Dans le monde médiéval, des moines ou des artistes laïques recopiaient et enluminaient des textes bibliques, mythologiques, des récits de voyages, des psautiers. Née « dans » et « pour » le livre, l’enluminure (du latin enluminare : mettre en lumière) est la décoration d’une page par l’application de pigments colorés, d’or ou d’argent. Le terme miniature désignait l’ensemble des images des manuscrits. Leur but : renforcer le mot écrit, en souligner les valeurs spirituelles.
« La naissance de l’imprimerie a entrainé le déclin de l’enluminure. Et il faut attendre le XIXe siècle pour qu’un regain d’intérêt se manifeste en Angleterre » précise l’intervenante Léa Mignonat. « Qu’elle soit celtique, byzantine, romane, gothique, carolingienne, renaissance, l’enluminure obéit à des règles stylistiques et symboliques » précise l’intervenante. Elle a rassemblé dans des classeurs un certain nombre d’œuvres de styles différents ou chacun puise son inspiration. Aux débutants, elle propose de commencer par enluminer des lettrines. Aucune compétence en dessin n’est nécessaire. Le modèle sera reproduit par calque et transféré au crayon sur du papier aquarelle. Puis vient la pose du gosso ou assiette à dorer, ensuite l’application de la feuille d’or, étape très délicate. Et enfin, la mise en couleur avec des pigments, qui donnent aux miniatures ses bleus profonds et lumineux, ses rouges et ses verts scintillants comme des joyaux.
Olivier, graphiste passionné par le monde médiéval, sa liberté inventive et intéressé par les dorures et les pigments, s’est attelé à un ouvrage long et délicat sur parchemin : la reproduction d’une miniature représentant Saint Michel terrassant le dragon. Il y travaille depuis plus d’un an.
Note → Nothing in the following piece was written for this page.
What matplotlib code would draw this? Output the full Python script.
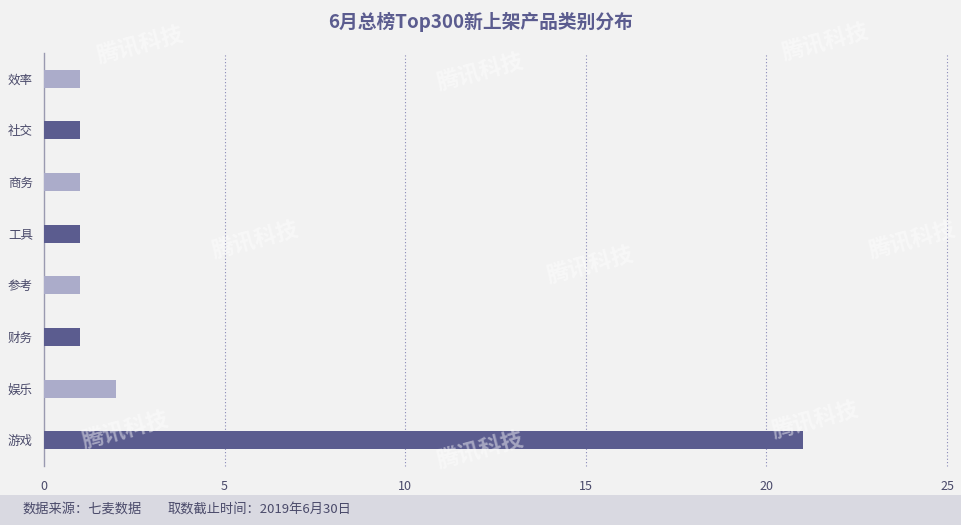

Avec un pinceau triple zéro, il finalise les détails de la bordure chargée de plantes et d’animaux fantastiques et fantasmagoriques et les réinterprète avec une grande habileté. Son nouveau projet ? Enluminer un de ses dessins et préparer lui même ses pigments et le gosso d’après une recette du Moyen-Age.
Autre époque et autre style. Aux VIe- VIIe siècles, les évangiles irlandais enluminés révèlent une grande puissance graphique : cadre rectangulaire, cercles, carrés, spirales, damiers et différents styles d’entrelacs. Cette esthétique celtique insulaire séduit beaucoup de participants dont Sylvie désireuse d’essayer différents genres et thèmes. Parmi ses réalisations : une reproduction du Nirvana des légumes, illustration en noir et blanc de Ito Jakuchu, excentrique artiste japonais du XVIIIe siècle. Chacun est libre de s’approprier les styles et les techniques des manuscrits enluminés pour réaliser un projet personnel, affirmer sa singularité et réenchanter le monde.
Julie qui a toujours peint et étudié la calligraphie enlumine pour un ami comédien la dernière tirade du Songe d’une nuit d’été de Shakespeare. Le texte transcrit en semi rondiale insulaire - une écriture ronde et joyeuse - est bordée d’une frise à l’inspiration libre. Attirée par l‘enluminure pour la multitude de petits détails, elle insère le maximum de mouvements dans le minimum de place.
Si leur travail peut revêtir plusieurs formes les participants plébiscitent l‘enluminure pour les mêmes raisons : la puissance picturale ; l’association entre la décoration stylisée et l’écriture calligraphiée ; le raffinement microscopique ; les pigments aux couleurs éclatantes, les ors précieux, le bestiaire plein de « drôleries »; l’originalité des lettres ornées. Peut être aussi aussi un éloge de la lenteur.